**Requirements:** Exclude the pictures and reproduce the remaining data exactly as written.

**Data section:**

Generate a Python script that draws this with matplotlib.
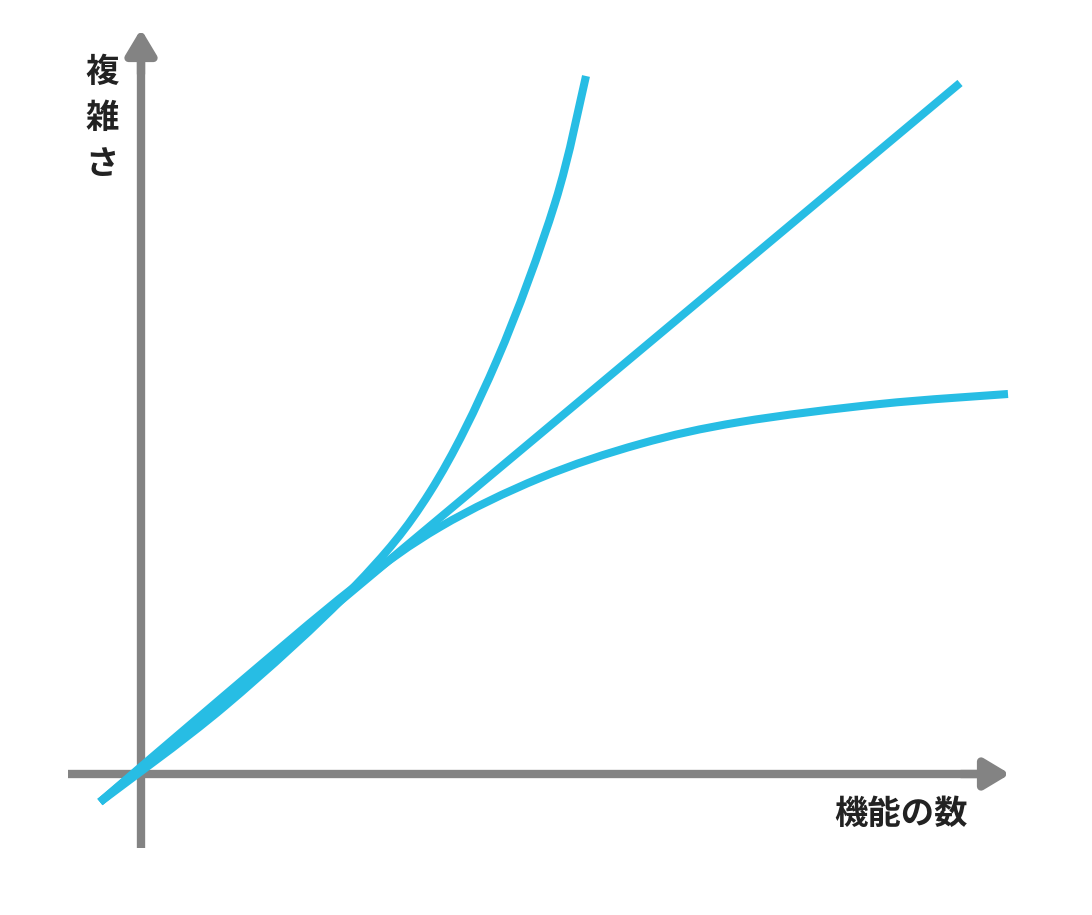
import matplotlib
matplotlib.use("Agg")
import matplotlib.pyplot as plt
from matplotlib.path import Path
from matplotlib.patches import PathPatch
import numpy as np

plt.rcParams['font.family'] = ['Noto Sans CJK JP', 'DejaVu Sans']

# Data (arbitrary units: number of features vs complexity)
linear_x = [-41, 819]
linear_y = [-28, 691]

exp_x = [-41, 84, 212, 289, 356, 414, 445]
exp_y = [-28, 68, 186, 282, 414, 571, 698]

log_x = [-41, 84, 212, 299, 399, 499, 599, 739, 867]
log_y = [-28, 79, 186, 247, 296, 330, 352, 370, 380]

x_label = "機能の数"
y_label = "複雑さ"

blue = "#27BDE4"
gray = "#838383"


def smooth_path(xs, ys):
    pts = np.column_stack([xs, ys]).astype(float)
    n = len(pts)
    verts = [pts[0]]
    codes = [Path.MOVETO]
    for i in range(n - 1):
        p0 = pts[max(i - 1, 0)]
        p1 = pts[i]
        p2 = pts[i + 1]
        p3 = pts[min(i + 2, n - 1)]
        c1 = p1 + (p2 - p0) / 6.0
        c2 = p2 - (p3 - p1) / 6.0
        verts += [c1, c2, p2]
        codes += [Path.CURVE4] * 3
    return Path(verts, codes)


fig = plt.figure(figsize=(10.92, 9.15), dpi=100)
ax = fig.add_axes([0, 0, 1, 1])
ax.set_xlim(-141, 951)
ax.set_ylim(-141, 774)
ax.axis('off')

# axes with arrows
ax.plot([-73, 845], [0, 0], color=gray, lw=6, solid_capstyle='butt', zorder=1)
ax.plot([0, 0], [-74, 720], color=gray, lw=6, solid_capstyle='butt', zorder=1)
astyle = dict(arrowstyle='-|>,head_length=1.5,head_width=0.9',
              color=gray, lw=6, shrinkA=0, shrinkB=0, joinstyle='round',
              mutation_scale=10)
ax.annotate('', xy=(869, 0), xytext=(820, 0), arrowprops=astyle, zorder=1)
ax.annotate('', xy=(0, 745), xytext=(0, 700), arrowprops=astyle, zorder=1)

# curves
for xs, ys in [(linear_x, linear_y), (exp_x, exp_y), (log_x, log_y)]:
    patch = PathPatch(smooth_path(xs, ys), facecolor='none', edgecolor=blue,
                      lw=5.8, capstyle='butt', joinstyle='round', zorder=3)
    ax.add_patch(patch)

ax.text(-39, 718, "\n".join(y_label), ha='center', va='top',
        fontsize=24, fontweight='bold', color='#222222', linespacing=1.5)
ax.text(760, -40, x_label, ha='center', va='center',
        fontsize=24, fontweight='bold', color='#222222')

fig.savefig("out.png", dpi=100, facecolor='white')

**Finished exercise:**
Generate a Python script that draws this with matplotlib.
import matplotlib
matplotlib.use("Agg")
import matplotlib.pyplot as plt
from matplotlib.path import Path
from matplotlib.patches import PathPatch
import numpy as np

plt.rcParams['font.family'] = ['Noto Sans CJK JP', 'DejaVu Sans']

# Data (arbitrary units: number of features vs complexity)
linear_x = [-41, 819]
linear_y = [-28, 691]

exp_x = [-41, 84, 212, 289, 356, 414, 445]
exp_y = [-28, 68, 186, 282, 414, 571, 698]

log_x = [-41, 84, 212, 299, 399, 499, 599, 739, 867]
log_y = [-28, 79, 186, 247, 296, 330, 352, 370, 380]

x_label = "機能の数"
y_label = "複雑さ"

blue = "#27BDE4"
gray = "#838383"


def smooth_path(xs, ys):
    pts = np.column_stack([xs, ys]).astype(float)
    n = len(pts)
    verts = [pts[0]]
    codes = [Path.MOVETO]
    for i in range(n - 1):
        p0 = pts[max(i - 1, 0)]
        p1 = pts[i]
        p2 = pts[i + 1]
        p3 = pts[min(i + 2, n - 1)]
        c1 = p1 + (p2 - p0) / 6.0
        c2 = p2 - (p3 - p1) / 6.0
        verts += [c1, c2, p2]
        codes += [Path.CURVE4] * 3
    return Path(verts, codes)


fig = plt.figure(figsize=(10.92, 9.15), dpi=100)
ax = fig.add_axes([0, 0, 1, 1])
ax.set_xlim(-141, 951)
ax.set_ylim(-141, 774)
ax.axis('off')

# axes with arrows
ax.plot([-73, 845], [0, 0], color=gray, lw=6, solid_capstyle='butt', zorder=1)
ax.plot([0, 0], [-74, 720], color=gray, lw=6, solid_capstyle='butt', zorder=1)
astyle = dict(arrowstyle='-|>,head_length=1.5,head_width=0.9',
              color=gray, lw=6, shrinkA=0, shrinkB=0, joinstyle='round',
              mutation_scale=10)
ax.annotate('', xy=(869, 0), xytext=(820, 0), arrowprops=astyle, zorder=1)
ax.annotate('', xy=(0, 745), xytext=(0, 700), arrowprops=astyle, zorder=1)

# curves
for xs, ys in [(linear_x, linear_y), (exp_x, exp_y), (log_x, log_y)]:
    patch = PathPatch(smooth_path(xs, ys), facecolor='none', edgecolor=blue,
                      lw=5.8, capstyle='butt', joinstyle='round', zorder=3)
    ax.add_patch(patch)

ax.text(-39, 718, "\n".join(y_label), ha='center', va='top',
        fontsize=24, fontweight='bold', color='#222222', linespacing=1.5)
ax.text(760, -40, x_label, ha='center', va='center',
        fontsize=24, fontweight='bold', color='#222222')

fig.savefig("out.png", dpi=100, facecolor='white')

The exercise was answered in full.